Work instructions:
All lines in the records below from the line with "Clone this chart in Chart.js." through the line with "500000, 600000, 700000];" are to be given again exactly, both ends included; the pictures are to be left out.
━━━ Source data
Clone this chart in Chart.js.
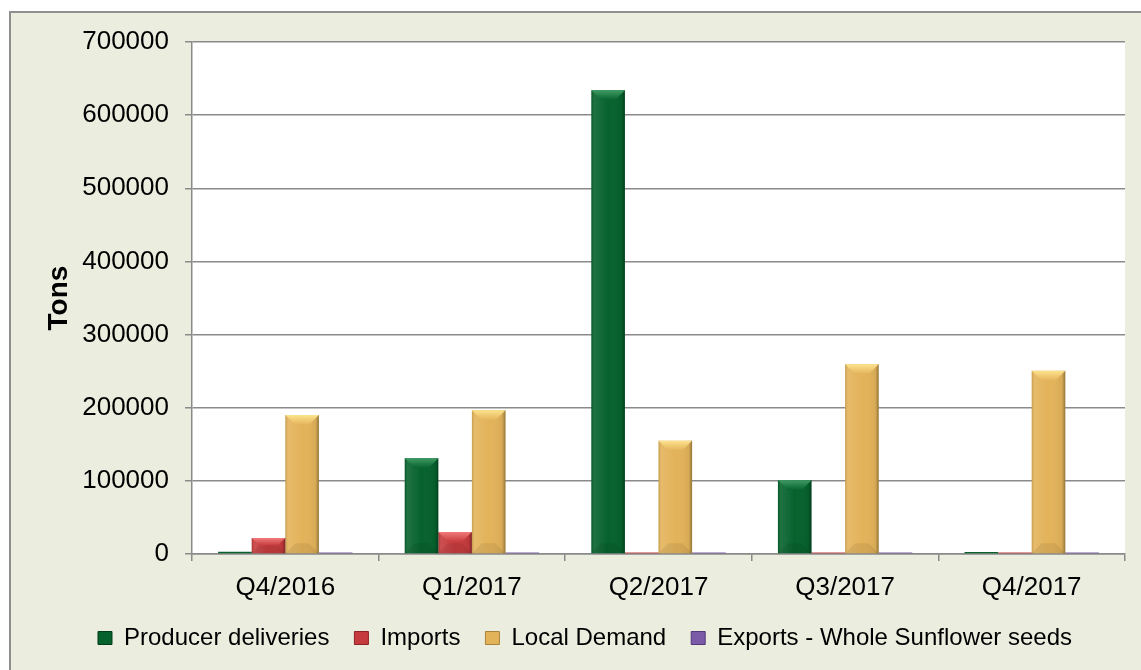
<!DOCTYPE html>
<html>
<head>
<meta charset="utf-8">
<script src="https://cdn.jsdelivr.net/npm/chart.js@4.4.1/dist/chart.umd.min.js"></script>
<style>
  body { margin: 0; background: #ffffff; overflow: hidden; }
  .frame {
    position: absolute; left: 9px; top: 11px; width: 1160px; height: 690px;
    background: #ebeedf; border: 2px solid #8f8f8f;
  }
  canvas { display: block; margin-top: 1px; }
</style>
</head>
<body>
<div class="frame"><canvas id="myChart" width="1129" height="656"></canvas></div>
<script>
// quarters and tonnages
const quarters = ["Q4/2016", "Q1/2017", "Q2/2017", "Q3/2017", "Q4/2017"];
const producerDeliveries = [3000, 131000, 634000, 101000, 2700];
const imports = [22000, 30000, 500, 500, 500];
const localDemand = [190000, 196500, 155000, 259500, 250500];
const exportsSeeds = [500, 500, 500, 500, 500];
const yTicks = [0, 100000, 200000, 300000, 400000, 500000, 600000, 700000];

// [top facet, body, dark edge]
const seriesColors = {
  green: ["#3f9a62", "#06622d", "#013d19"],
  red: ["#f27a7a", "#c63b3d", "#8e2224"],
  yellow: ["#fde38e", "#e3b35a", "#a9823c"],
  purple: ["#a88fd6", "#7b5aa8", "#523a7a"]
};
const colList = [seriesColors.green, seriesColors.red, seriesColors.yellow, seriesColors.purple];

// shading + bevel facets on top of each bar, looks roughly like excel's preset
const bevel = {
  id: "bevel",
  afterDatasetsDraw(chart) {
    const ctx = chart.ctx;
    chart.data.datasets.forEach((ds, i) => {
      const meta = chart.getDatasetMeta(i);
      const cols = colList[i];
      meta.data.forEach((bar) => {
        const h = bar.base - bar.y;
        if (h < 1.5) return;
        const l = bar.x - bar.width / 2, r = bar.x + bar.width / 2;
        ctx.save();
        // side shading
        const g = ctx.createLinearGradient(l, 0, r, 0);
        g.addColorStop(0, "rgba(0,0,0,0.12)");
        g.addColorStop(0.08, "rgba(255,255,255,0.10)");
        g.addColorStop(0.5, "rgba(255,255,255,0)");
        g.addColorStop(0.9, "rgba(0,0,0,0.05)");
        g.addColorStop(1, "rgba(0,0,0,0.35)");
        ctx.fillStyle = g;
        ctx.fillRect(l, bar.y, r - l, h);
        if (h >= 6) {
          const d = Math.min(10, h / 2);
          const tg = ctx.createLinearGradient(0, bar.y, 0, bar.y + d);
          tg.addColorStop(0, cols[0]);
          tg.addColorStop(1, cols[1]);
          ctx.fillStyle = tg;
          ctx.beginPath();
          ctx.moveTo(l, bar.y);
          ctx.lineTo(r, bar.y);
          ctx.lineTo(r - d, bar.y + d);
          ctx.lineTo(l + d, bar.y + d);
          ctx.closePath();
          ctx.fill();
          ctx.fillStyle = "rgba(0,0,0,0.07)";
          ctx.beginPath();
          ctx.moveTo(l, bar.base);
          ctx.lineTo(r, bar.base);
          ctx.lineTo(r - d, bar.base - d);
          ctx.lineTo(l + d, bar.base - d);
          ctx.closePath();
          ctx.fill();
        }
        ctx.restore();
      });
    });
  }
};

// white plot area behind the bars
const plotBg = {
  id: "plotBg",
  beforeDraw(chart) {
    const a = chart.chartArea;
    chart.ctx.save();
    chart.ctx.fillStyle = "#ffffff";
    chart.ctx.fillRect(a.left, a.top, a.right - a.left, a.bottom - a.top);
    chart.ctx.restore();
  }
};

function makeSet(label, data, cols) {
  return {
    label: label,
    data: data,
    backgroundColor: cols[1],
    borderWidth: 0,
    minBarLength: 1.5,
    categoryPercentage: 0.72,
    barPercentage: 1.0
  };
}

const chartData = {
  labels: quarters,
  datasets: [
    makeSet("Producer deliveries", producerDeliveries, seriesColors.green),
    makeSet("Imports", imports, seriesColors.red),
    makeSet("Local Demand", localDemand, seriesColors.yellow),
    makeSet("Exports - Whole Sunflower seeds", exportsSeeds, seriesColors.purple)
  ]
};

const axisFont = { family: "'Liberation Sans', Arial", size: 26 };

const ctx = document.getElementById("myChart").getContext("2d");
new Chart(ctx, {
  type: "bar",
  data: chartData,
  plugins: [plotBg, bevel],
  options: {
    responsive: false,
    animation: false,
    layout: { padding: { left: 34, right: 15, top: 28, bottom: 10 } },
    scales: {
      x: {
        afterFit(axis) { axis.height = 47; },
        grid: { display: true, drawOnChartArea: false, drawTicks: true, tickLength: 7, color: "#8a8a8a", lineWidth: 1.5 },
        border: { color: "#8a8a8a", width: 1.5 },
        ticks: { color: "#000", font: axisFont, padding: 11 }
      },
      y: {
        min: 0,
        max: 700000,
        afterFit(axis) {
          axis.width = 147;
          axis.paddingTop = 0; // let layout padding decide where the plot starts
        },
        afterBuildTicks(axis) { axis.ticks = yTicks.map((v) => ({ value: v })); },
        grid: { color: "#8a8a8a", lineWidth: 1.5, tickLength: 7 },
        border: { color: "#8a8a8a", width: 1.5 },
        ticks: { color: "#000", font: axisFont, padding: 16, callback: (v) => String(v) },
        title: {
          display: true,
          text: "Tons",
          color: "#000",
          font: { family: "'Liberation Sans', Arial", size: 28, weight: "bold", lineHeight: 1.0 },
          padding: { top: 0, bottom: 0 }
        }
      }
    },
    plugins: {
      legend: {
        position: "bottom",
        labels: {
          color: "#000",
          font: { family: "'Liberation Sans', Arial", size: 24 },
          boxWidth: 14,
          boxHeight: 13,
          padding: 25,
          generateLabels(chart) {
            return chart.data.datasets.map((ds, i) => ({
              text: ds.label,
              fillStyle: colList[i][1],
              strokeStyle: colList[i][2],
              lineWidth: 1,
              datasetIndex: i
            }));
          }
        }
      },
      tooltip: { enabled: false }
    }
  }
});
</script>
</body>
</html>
━━━━━━
━━━ Source data
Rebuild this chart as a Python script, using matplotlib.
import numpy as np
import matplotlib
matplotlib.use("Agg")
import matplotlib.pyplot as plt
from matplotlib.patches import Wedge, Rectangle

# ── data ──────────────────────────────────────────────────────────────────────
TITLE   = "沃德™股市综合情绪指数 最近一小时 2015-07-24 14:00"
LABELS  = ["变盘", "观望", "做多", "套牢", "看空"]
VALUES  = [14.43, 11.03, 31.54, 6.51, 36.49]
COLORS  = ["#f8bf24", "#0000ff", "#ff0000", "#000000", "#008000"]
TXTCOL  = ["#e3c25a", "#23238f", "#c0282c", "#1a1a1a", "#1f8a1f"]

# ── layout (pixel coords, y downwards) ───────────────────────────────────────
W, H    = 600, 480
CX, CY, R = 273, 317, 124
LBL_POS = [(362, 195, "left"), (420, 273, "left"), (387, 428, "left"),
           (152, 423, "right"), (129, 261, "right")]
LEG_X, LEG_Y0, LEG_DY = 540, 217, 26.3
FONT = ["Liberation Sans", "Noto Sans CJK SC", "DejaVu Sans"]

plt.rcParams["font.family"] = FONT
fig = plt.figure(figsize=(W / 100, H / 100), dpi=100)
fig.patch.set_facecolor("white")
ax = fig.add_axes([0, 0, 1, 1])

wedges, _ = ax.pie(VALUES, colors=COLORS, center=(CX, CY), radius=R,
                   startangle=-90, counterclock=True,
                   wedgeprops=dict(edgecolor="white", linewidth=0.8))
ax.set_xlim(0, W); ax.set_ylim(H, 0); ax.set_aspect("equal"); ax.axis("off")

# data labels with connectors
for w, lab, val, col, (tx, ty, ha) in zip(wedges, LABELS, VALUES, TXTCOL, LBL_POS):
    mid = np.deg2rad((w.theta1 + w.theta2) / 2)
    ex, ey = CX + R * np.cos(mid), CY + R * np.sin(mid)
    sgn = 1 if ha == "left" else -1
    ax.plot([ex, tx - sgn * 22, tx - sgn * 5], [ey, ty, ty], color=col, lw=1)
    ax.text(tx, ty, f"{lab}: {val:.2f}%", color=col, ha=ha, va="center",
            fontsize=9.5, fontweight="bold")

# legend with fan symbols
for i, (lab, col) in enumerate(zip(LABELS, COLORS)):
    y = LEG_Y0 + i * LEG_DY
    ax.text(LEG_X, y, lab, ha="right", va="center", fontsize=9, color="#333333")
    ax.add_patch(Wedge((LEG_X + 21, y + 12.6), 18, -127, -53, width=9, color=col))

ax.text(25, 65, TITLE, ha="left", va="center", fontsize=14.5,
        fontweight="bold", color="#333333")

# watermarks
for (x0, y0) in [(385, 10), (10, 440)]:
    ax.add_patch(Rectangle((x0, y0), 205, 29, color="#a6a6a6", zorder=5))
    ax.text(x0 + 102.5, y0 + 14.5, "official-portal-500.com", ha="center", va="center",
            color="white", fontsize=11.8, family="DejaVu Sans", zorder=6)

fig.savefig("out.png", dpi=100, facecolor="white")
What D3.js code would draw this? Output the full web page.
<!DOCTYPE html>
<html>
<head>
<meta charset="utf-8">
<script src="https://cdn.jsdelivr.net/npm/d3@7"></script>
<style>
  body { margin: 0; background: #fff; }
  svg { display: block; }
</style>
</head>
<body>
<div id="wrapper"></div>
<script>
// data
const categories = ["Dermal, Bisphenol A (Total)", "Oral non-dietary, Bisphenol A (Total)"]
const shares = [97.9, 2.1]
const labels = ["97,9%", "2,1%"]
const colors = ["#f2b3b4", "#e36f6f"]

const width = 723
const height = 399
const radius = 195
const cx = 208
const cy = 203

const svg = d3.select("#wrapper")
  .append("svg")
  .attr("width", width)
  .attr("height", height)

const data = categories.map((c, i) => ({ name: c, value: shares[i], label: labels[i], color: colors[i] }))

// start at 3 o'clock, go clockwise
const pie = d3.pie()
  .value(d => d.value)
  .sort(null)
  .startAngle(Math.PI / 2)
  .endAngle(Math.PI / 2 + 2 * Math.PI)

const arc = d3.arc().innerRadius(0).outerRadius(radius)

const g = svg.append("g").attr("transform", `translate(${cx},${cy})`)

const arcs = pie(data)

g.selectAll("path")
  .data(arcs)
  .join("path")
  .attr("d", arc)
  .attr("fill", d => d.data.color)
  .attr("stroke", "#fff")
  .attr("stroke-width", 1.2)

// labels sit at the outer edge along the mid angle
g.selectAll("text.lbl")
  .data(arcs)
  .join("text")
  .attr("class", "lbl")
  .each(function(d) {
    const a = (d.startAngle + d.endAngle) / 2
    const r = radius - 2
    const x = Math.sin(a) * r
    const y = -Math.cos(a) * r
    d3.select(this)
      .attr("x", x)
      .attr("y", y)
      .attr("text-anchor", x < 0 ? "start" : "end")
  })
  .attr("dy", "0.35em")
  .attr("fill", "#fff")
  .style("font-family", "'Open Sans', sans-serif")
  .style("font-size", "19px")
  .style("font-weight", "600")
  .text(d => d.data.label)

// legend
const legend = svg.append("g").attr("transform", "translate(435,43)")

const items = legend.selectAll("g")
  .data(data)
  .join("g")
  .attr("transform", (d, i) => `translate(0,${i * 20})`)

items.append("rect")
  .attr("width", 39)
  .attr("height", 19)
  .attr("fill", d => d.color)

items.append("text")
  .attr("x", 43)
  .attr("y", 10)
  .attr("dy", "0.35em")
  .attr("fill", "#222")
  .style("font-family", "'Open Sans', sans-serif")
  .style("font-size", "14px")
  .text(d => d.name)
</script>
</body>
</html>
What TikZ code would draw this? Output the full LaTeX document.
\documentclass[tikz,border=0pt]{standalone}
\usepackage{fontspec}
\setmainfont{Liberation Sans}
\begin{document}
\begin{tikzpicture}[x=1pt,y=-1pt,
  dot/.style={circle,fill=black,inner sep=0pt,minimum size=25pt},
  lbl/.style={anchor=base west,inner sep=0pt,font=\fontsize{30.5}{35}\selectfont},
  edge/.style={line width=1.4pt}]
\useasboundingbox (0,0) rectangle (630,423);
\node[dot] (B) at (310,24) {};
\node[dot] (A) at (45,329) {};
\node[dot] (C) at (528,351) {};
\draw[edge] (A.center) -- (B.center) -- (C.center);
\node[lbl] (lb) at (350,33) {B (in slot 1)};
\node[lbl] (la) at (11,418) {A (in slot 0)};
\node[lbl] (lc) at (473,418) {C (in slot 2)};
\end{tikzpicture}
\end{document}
━━━━━━
━━━ Source data
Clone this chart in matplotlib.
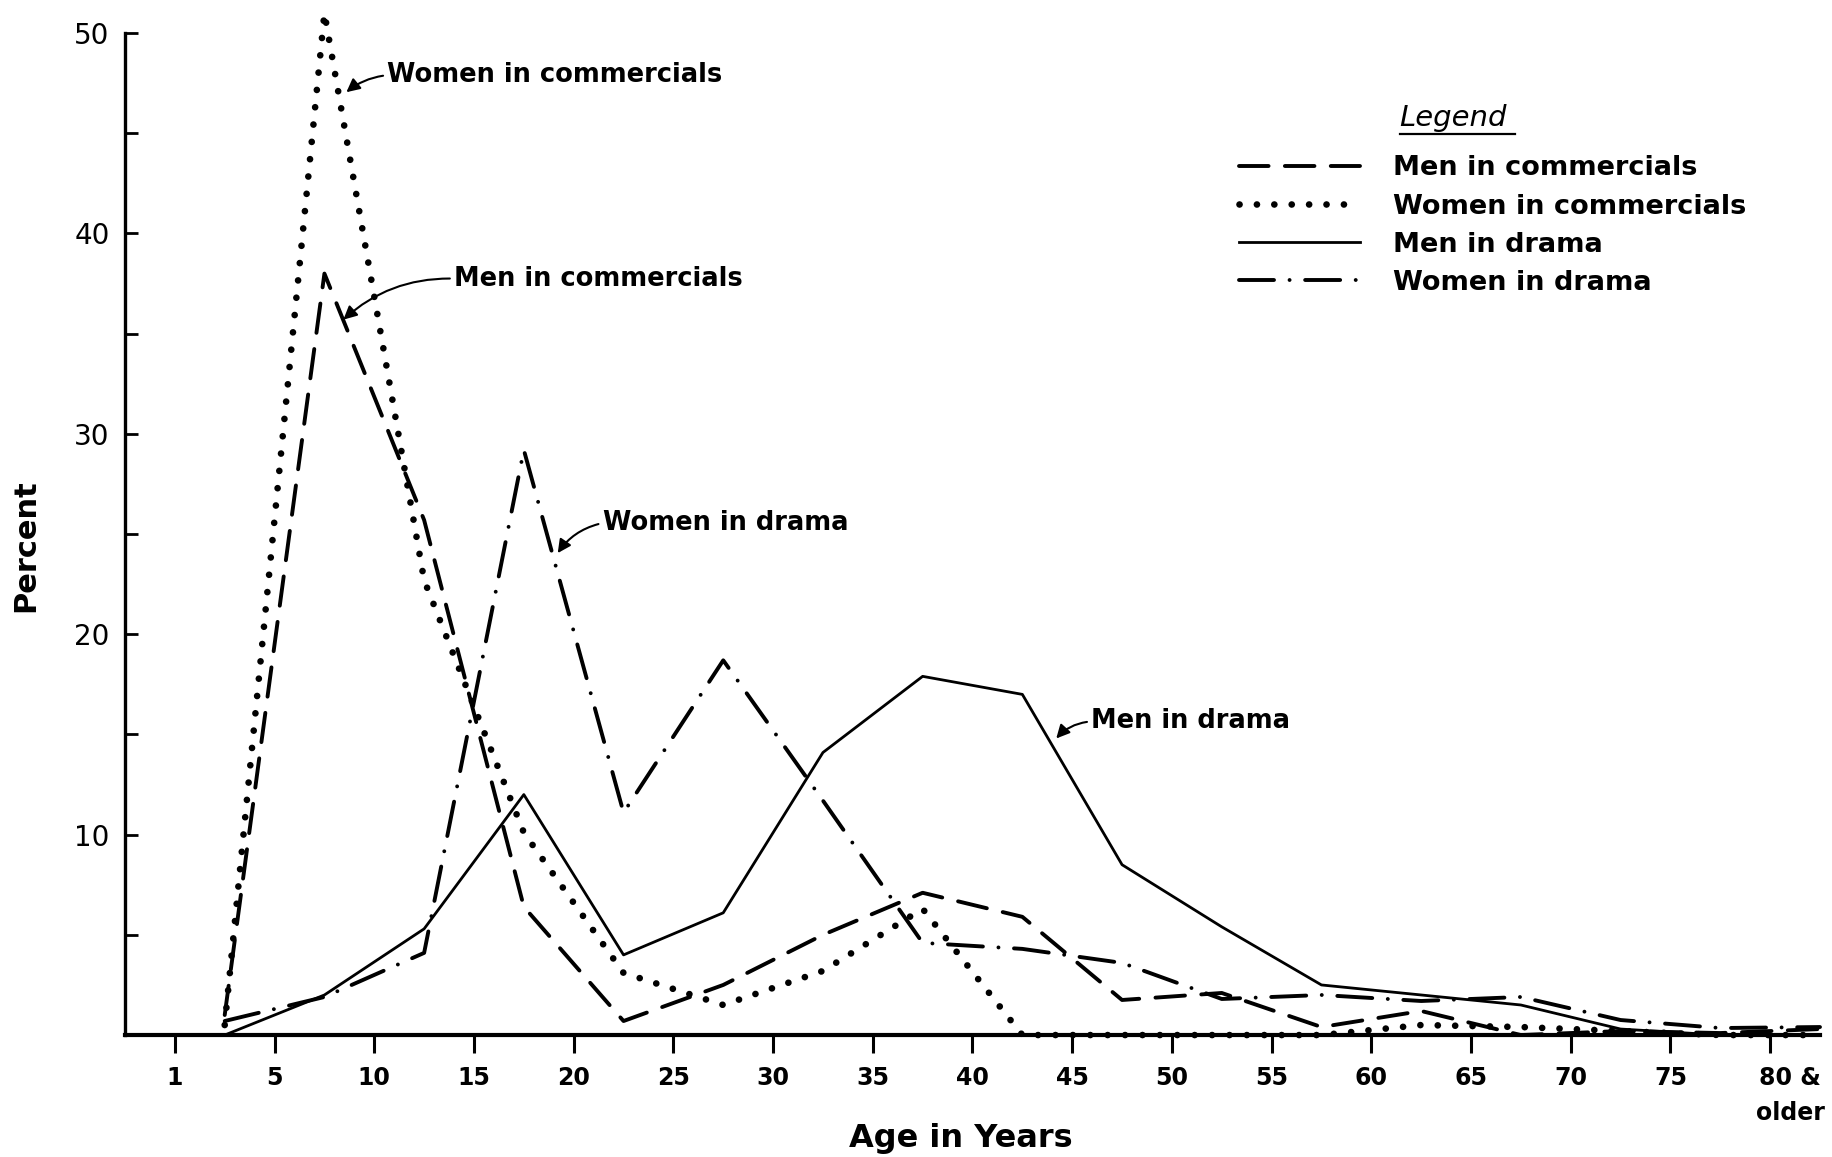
━━━━━━
Task response:
Clone this chart in Chart.js.
<!DOCTYPE html>
<html>
<head>
<meta charset="utf-8">
<script src="https://cdn.jsdelivr.net/npm/chart.js@4.4.1/dist/chart.umd.min.js"></script>
<style>
  body { margin: 0; background: #ffffff; overflow: hidden; }
  .frame {
    position: absolute; left: 9px; top: 11px; width: 1160px; height: 690px;
    background: #ebeedf; border: 2px solid #8f8f8f;
  }
  canvas { display: block; margin-top: 1px; }
</style>
</head>
<body>
<div class="frame"><canvas id="myChart" width="1129" height="656"></canvas></div>
<script>
// quarters and tonnages
const quarters = ["Q4/2016", "Q1/2017", "Q2/2017", "Q3/2017", "Q4/2017"];
const producerDeliveries = [3000, 131000, 634000, 101000, 2700];
const imports = [22000, 30000, 500, 500, 500];
const localDemand = [190000, 196500, 155000, 259500, 250500];
const exportsSeeds = [500, 500, 500, 500, 500];
const yTicks = [0, 100000, 200000, 300000, 400000, 500000, 600000, 700000];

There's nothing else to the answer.